Clearly distinguishing itself from classic approaches focused on differentiation through quality, cost leadership or concentration, blue ocean strategy encourages businesses to break free from existing parameters in terms of supply and demand and explore other environments where they can add new value and thus secure a leading position.
Theory
By differentiating between red oceans and blue oceans, Kim and Mauborgne propose an analysis bringing together strategy, marketing and innovation.
Red oceans vs. blue oceans
With its origins in marketing, analysing the life cycle of a product is a classic method: after the launch comes growth, followed by maturity and then decline. This reasoning takes into account the volume of sales and the lifespan of the product (the quicker the speed of innovation, the shorter the life cycle of the product).
But what about the current and potential profitability? This depends on the competition, which determines prices, but also on the companys ability to manage its own cost prices and develop penetration strategies, ensuring strong market coverage. A product still in its 'growing phase' is often marketed by numerous sellers. This is when the race to cut prices begins. This is precisely what Kim and Mauborgne call a 'red ocean' - a known strategic space where stakeholders accept the parameters and compete fiercely against each other. It is already clear that a simple application of this typology leads to strategic choices regarding product range and financial equilibrium in terms of short-, medium- and long-term profitability and growth.

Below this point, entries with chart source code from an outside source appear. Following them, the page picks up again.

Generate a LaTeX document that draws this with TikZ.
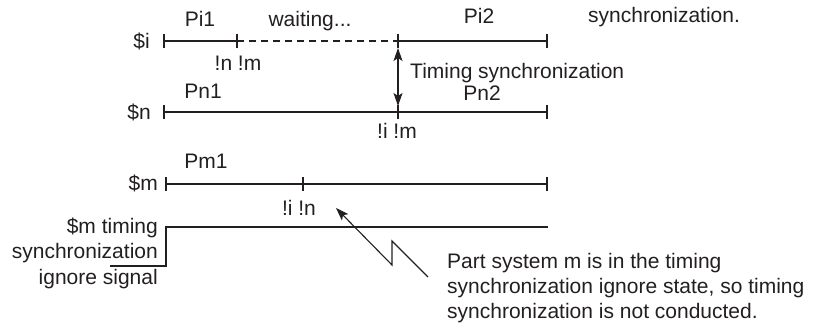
\documentclass[tikz,border=0pt]{standalone}
\usepackage{fontspec}
\setmainfont{Liberation Sans}
\usetikzlibrary{arrows.meta}
\definecolor{ink}{HTML}{231F20}
\begin{document}
\begin{tikzpicture}[x=1pt,y=-1pt,
  lbl/.style={inner sep=0pt, text=ink, font=\fontsize{21}{25.5}\selectfont},
  tl/.style={line width=1.1pt, draw=ink},
  dl/.style={tl, dash pattern=on 7pt off 5pt},
  arr/.style={tl, -{Stealth[length=13pt,width=9pt,inset=3pt]}},
  darr/.style={tl, {Stealth[length=13pt,width=9pt,inset=3pt]}-{Stealth[length=13pt,width=9pt,inset=3pt]}}]
\useasboundingbox (0,0) rectangle (813,325);
% timeline coordinates
\coordinate (i1) at (164,41);  \coordinate (i2) at (237,41);
\coordinate (i3) at (398,41);  \coordinate (i4) at (547,41);
\coordinate (n1) at (164,112); \coordinate (n2) at (398,112);
\coordinate (n3) at (547,112);
\coordinate (m1) at (166,184); \coordinate (m2) at (303,184);
\coordinate (m3) at (547,184);
% timelines
\draw[tl] (i1) -- (i2);
\draw[dl] (i2) -- (i3);
\draw[tl] (i3) -- (i4);
\draw[tl] (n1) -- (n3);
\draw[tl] (m1) -- (m3);
\foreach \p in {i1,i2,i3,i4,n1,n2,n3,m1,m2,m3}
  \draw[tl] ([yshift=-7pt]\p) -- ([yshift=7pt]\p);
% signal
\coordinate (s0) at (110,266); \coordinate (s1) at (166,266);
\coordinate (s2) at (166,227); \coordinate (s3) at (548,227);
\draw[tl] (s0) -- (s1) -- (s2) -- (s3);
% sync arrow
\coordinate (a1) at (398,48); \coordinate (a2) at (398,106);
\draw[darr] (a1) -- (a2);
% zigzag arrow
\coordinate (z0) at (428,277); \coordinate (z1) at (392,241);
\coordinate (z2) at (392,265); \coordinate (z3) at (336,208);
\draw[arr] (z0) -- (z1) -- (z2) -- (z3);
% labels
\node[lbl, anchor=base east] (si) at (150,48) {\$i};
\node[lbl, anchor=base east] (sn) at (151,119) {\$n};
\node[lbl, anchor=base east] (sm) at (158,190) {\$m};
\node[lbl, anchor=base] (pi1) at (200,26) {Pi1};
\node[lbl, anchor=base] (wait) at (310,26) {waiting...};
\node[lbl, anchor=base] (pi2) at (479,23) {Pi2};
\node[lbl, anchor=base west] (syn) at (588,22) {synchronization.};
\node[lbl, anchor=base] (nm) at (238,70) {!n !m};
\node[lbl, anchor=base west] (ts) at (410,78) {Timing synchronization};
\node[lbl, anchor=base] (pn1) at (203,98) {Pn1};
\node[lbl, anchor=base] (pn2) at (482,100) {Pn2};
\node[lbl, anchor=base] (im) at (397,138) {!i !m};
\node[lbl, anchor=base] (pm1) at (206,168) {Pm1};
\node[lbl, anchor=base] (in) at (299,215) {!i !n};
\node[lbl, anchor=base east, align=right] (sig) at (158,284)
  {\$m timing\\synchronization\\ignore signal};
\node[lbl, anchor=base west, align=left, font=\fontsize{21}{25}\selectfont] (part) at (447,318)
  {Part system m is in the timing\\synchronization ignore state, so timing\\synchronization is not conducted.};
\end{tikzpicture}
\end{document}
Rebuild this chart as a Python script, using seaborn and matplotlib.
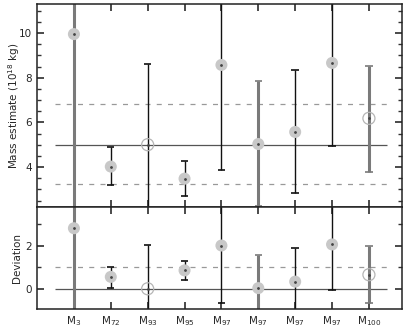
import numpy as np
import pandas as pd
import seaborn as sns
from matplotlib import pyplot as plt
from matplotlib.ticker import MultipleLocator

labels = ["3", "72", "93", "95", "97", "97", "97", "97", "100"]
mass = [9.95, 4.02, 5.0, 3.48, 8.57, 5.03, 5.57, 8.66, 6.18]
mass_hi = [12.0, 4.9, 8.63, 4.28, 12.0, 7.83, 8.35, 12.0, 8.54]
mass_lo = [1.0, 3.2, 1.0, 2.7, 3.87, 2.26, 2.83, 4.95, 3.77]
dev = [2.8, 0.55, 0.0, 0.85, 2.0, 0.03, 0.33, 2.05, 0.65]
dev_hi = [5.0, 1.0, 2.03, 1.29, 5.0, 1.58, 1.88, 5.0, 1.98]
dev_lo = [-2.0, 0.05, -2.0, 0.42, -0.65, -2.0, -2.0, -0.05, -0.68]
is_open = [False, False, True, False, False, False, False, False, True]
is_grey = [True, False, False, False, False, True, False, False, True]

mass_mean, mass_band = 5.0, (3.25, 6.8)
dev_mean, dev_band = 0.0, 1.0

sns.set_theme(style="ticks")
plt.rcParams["font.family"] = ["DejaVu Sans"]

df = pd.DataFrame({
    "x": np.arange(1, len(labels) + 1),
    "mass": mass, "mass_hi": mass_hi, "mass_lo": mass_lo,
    "dev": dev, "dev_hi": dev_hi, "dev_lo": dev_lo,
    "open": is_open, "grey": is_grey,
})

fig, (ax1, ax2) = plt.subplots(
    2, 1, figsize=(4.07, 3.30), dpi=100, sharex=True,
    gridspec_kw={"height_ratios": [2, 1], "hspace": 0},
)
fig.subplots_adjust(left=0.091, right=0.988, top=0.988, bottom=0.064)


def panel(ax, col, lo, hi, mean, band):
    ax.hlines(mean, 0.5, 9.5, color="#555555", lw=0.9, zorder=1)
    for b in band:
        ax.hlines(b, 0.5, 9.5, color="#999999", lw=0.9, linestyles=(0, (4, 5)), zorder=1)
    for _, r in df.iterrows():
        c, lw = ("#7a7a7a", 2.2) if r["grey"] else ("#111111", 1.0)
        ax.vlines(r["x"], r[lo], r[hi], color=c, lw=lw, zorder=2)
        for v in (r[lo], r[hi]):
            ax.hlines(v, r["x"] - 0.1, r["x"] + 0.1, color=c, lw=1.2, zorder=2)
    filled = df[~df["open"]]
    hollow = df[df["open"]]
    sns.scatterplot(data=filled, x="x", y=col, ax=ax, s=75, color="#c8c8c8",
                    edgecolor="none", zorder=3, legend=False)
    sns.scatterplot(data=hollow, x="x", y=col, ax=ax, s=75, facecolor="none",
                    edgecolor="#b5b5b5", linewidth=0.9, zorder=3, legend=False)
    ax.scatter(df["x"], df[col], s=1, color="#444444", zorder=4)
    ax.set_xlabel("")
    for s in ax.spines.values():
        s.set_color("#222222")
        s.set_linewidth(1.1)
    ax.tick_params(which="both", direction="in", top=True, right=True,
                   labelsize=7.5, color="#333333")
    ax.tick_params(which="major", length=5)
    ax.tick_params(which="minor", length=3)


panel(ax1, "mass", "mass_lo", "mass_hi", mass_mean, mass_band)
panel(ax2, "dev", "dev_lo", "dev_hi", dev_mean, (dev_band,))

ax1.set_ylim(2.2, 11.3)
ax1.yaxis.set_major_locator(MultipleLocator(2))
ax1.yaxis.set_minor_locator(MultipleLocator(0.5))
ax1.set_ylabel("Mass estimate (10$^{18}$ kg)", fontsize=7.5)

ax2.set_ylim(-0.93, 3.77)
ax2.yaxis.set_major_locator(MultipleLocator(2))
ax2.yaxis.set_minor_locator(MultipleLocator(1))
ax2.set_ylabel("Deviation", fontsize=7.5)

ax2.set_xlim(0, 9.9)
ax2.set_xticks(df["x"])
ax2.set_xticklabels([f"M$_{{{l}}}$" for l in labels], fontsize=7.5)
ax2.tick_params(axis="x", pad=4)
ax1.yaxis.set_label_coords(-0.042, 0.5)
ax2.yaxis.set_label_coords(-0.042, 0.5)

fig.savefig("out.png", dpi=100)
plt.close(fig)
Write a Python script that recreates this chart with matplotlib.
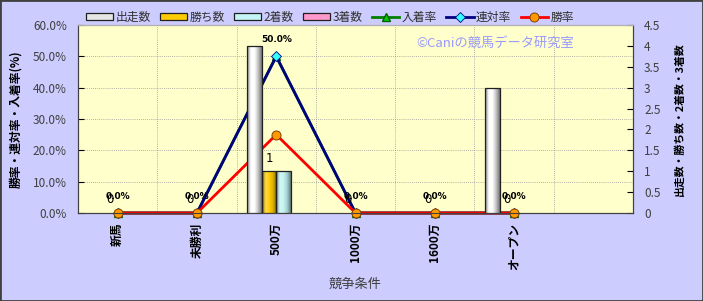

In the modern economic context, there is an increasing number of red oceans, since the majority of products are positioned in mature markets. Moreover, the international openness of nearly every market encourages an increasing number of stakeholders, which involves some competition, and is hardly offset by the appearance of new economic sectors caused by technological progress. Kim and Mauborgne point out that the traditional theory of business helps decision-makers to survive in a red ocean: concentration on the core business, outsourcing in order to lower cost prices, etc.
Blue ocean strategy encourages stakeholders to abandon the red oceans, which do not create enough value, to move towards blue oceans. In these new strategic spaces, every business can develop alone and, at least for a time, will not be constrained by excessive competition and price wars.
Switching oceans using value innovation
The key to moving from a red ocean to a blue ocean is innovation. However, innovation based purely on technology is not enough. Kim and Mauborgne call the process of radical division that leads to a blue ocean 'value innovation'. This concept works both for businesses in search of economic performance, and the customers who need to be satisfied.
Of course, the innovation described by the two authors requires the participation of the economic stakeholders, in this way differing from the traditional neoclassic approach, which considers innovation to be external. It is a voluntary step taken by the business, which will need to re-evaluate its entire approach if the transition is to be successful. In this respect, it is driven by the economic stakeholders themselves. This approach to innovation goes all the way back to Jean-Baptiste Say (journalist and economist, 1767-1832) and continues today through a range of economists with very different ideas, such as Karl Marx (1818-1883) and Joseph Schumpeter (1883-1950).